- WRITTEN REQUEST: Repeat all of the material below exactly as written, images excluded.

- PROVIDED MATERIAL:
○ ○ ○ ○ ○

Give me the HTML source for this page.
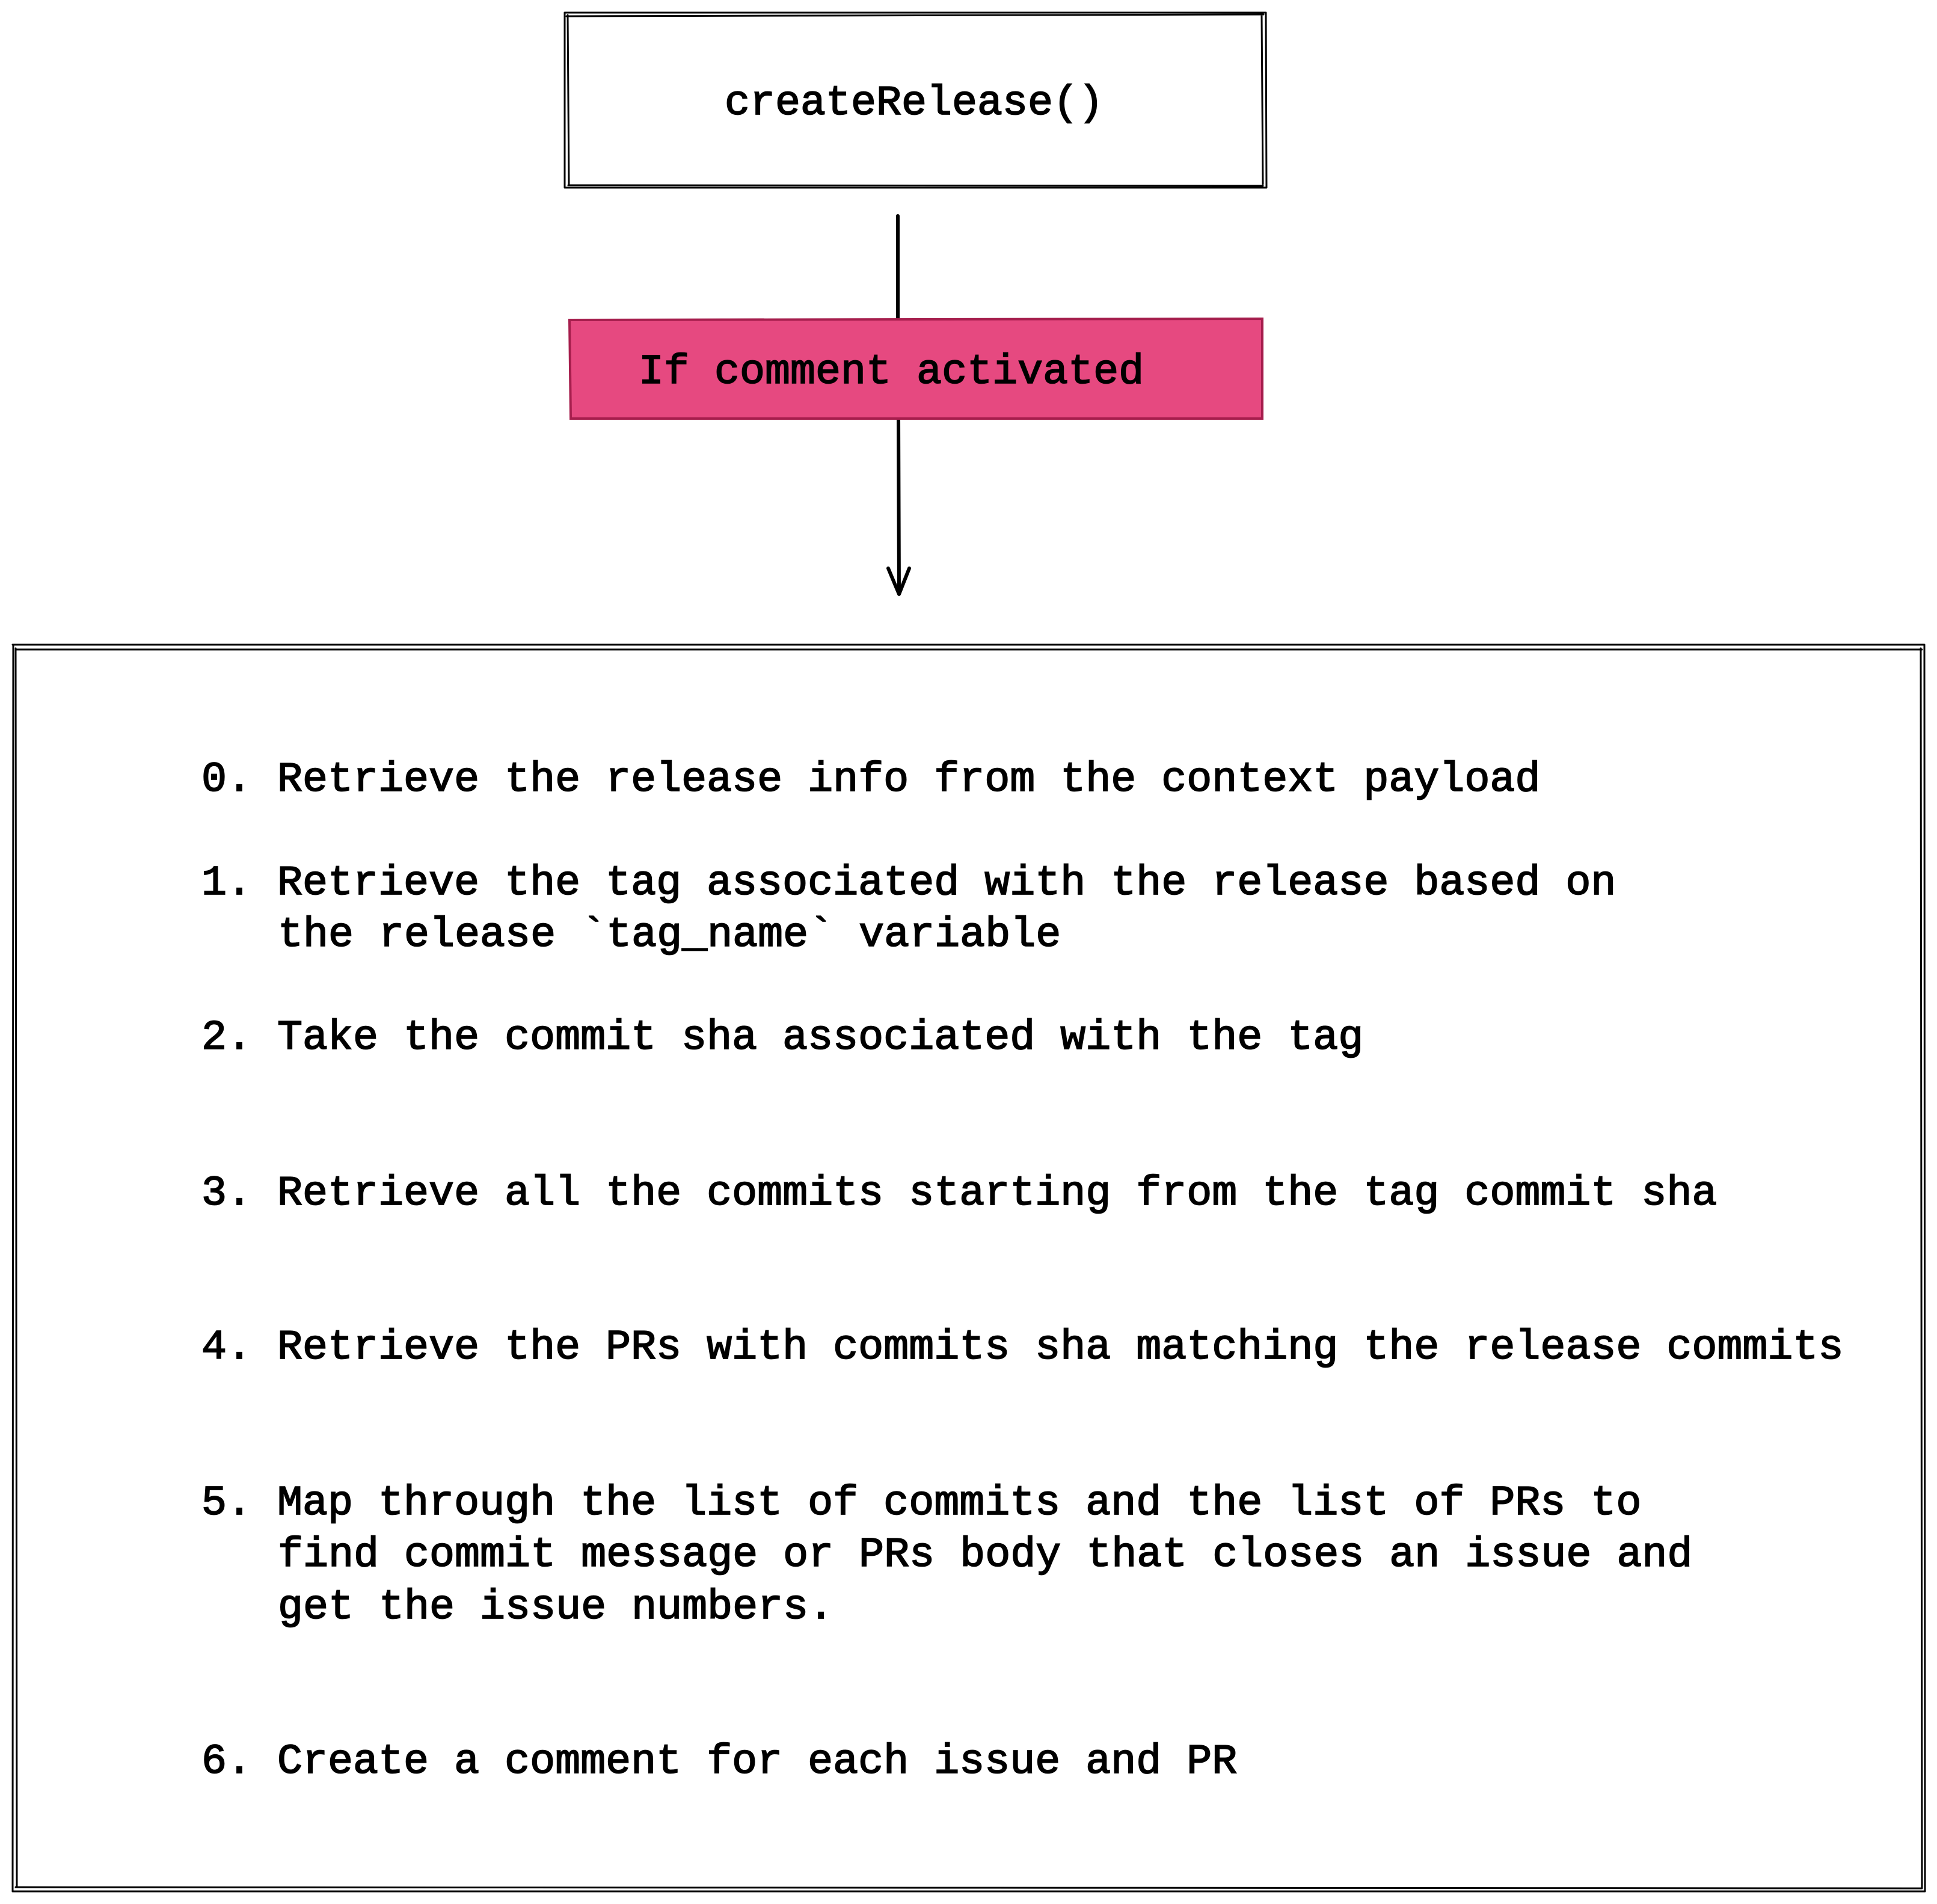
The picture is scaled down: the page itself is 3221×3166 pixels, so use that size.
<!DOCTYPE html>
<html><head><meta charset="utf-8"><style>html,body{margin:0;padding:0;background:#fff}svg{display:block}</style></head>
<body>
<svg width="3221" height="3166" viewBox="0 0 3221 3166" xmlns="http://www.w3.org/2000/svg">
<rect width="3221" height="3166" fill="#fff"/>
<g fill="none" stroke="#000" stroke-width="3" stroke-linecap="round">
<path d="M939 21 L2105 21 M942 27 L2101 24 M2105 21 L2106 312 M2098 26 L2100 306 M2106 312 L939 312 M2100 309 L945 308 M939 312 L939 21 M946 306 L944 25"/>
<path d="M21 1072 L3200 1072 M26 1080 L3196 1080 M3200 1072 L3201 3145 M3194 1078 L3196 3140 M3201 3145 L21 3145 M3196 3140 L26 3138 M21 3145 L22 1072 M28 3138 L26 1078"/>
</g>
<path d="M1493 359 L1493 531 M1494 694 L1495 986 M1477 945 L1495 988 L1512 945" fill="none" stroke="#000" stroke-width="6" stroke-linecap="round" stroke-linejoin="round"/>
<path d="M947 532 L2099 530 L2099 696 L949 696 Z" fill="#e64980" stroke="#a61e4d" stroke-width="4"/>
<g font-family="'Liberation Mono', monospace" font-size="70" fill="#000" stroke="#000" stroke-width="1.8">
<text x="1520" y="190" text-anchor="middle">createRelease()</text>
<text x="1062" y="637">If comment activated</text>
<text x="335" y="1315">0. Retrieve the release info from the context payload</text>
<text x="335" y="1487">1. Retrieve the tag associated with the release based on</text>
<text x="462" y="1573">the release `tag_name` variable</text>
<text x="335" y="1744">2. Take the commit sha associated with the tag</text>
<text x="335" y="2003">3. Retrieve all the commits starting from the tag commit sha</text>
<text x="335" y="2259">4. Retrieve the PRs with commits sha matching the release commits</text>
<text x="335" y="2518">5. Map through the list of commits and the list of PRs to</text>
<text x="462" y="2604">find commit message or PRs body that closes an issue and</text>
<text x="462" y="2691">get the issue numbers.</text>
<text x="335" y="2948">6. Create a comment for each issue and PR</text>
</g>
</svg>
</body></html>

○ ○ ○ ○ ○

- EXERCISE ANSWER:
Give me the HTML source for this page.
The picture is scaled down: the page itself is 3221×3166 pixels, so use that size.
<!DOCTYPE html>
<html><head><meta charset="utf-8"><style>html,body{margin:0;padding:0;background:#fff}svg{display:block}</style></head>
<body>
<svg width="3221" height="3166" viewBox="0 0 3221 3166" xmlns="http://www.w3.org/2000/svg">
<rect width="3221" height="3166" fill="#fff"/>
<g fill="none" stroke="#000" stroke-width="3" stroke-linecap="round">
<path d="M939 21 L2105 21 M942 27 L2101 24 M2105 21 L2106 312 M2098 26 L2100 306 M2106 312 L939 312 M2100 309 L945 308 M939 312 L939 21 M946 306 L944 25"/>
<path d="M21 1072 L3200 1072 M26 1080 L3196 1080 M3200 1072 L3201 3145 M3194 1078 L3196 3140 M3201 3145 L21 3145 M3196 3140 L26 3138 M21 3145 L22 1072 M28 3138 L26 1078"/>
</g>
<path d="M1493 359 L1493 531 M1494 694 L1495 986 M1477 945 L1495 988 L1512 945" fill="none" stroke="#000" stroke-width="6" stroke-linecap="round" stroke-linejoin="round"/>
<path d="M947 532 L2099 530 L2099 696 L949 696 Z" fill="#e64980" stroke="#a61e4d" stroke-width="4"/>
<g font-family="'Liberation Mono', monospace" font-size="70" fill="#000" stroke="#000" stroke-width="1.8">
<text x="1520" y="190" text-anchor="middle">createRelease()</text>
<text x="1062" y="637">If comment activated</text>
<text x="335" y="1315">0. Retrieve the release info from the context payload</text>
<text x="335" y="1487">1. Retrieve the tag associated with the release based on</text>
<text x="462" y="1573">the release `tag_name` variable</text>
<text x="335" y="1744">2. Take the commit sha associated with the tag</text>
<text x="335" y="2003">3. Retrieve all the commits starting from the tag commit sha</text>
<text x="335" y="2259">4. Retrieve the PRs with commits sha matching the release commits</text>
<text x="335" y="2518">5. Map through the list of commits and the list of PRs to</text>
<text x="462" y="2604">find commit message or PRs body that closes an issue and</text>
<text x="462" y="2691">get the issue numbers.</text>
<text x="335" y="2948">6. Create a comment for each issue and PR</text>
</g>
</svg>
</body></html>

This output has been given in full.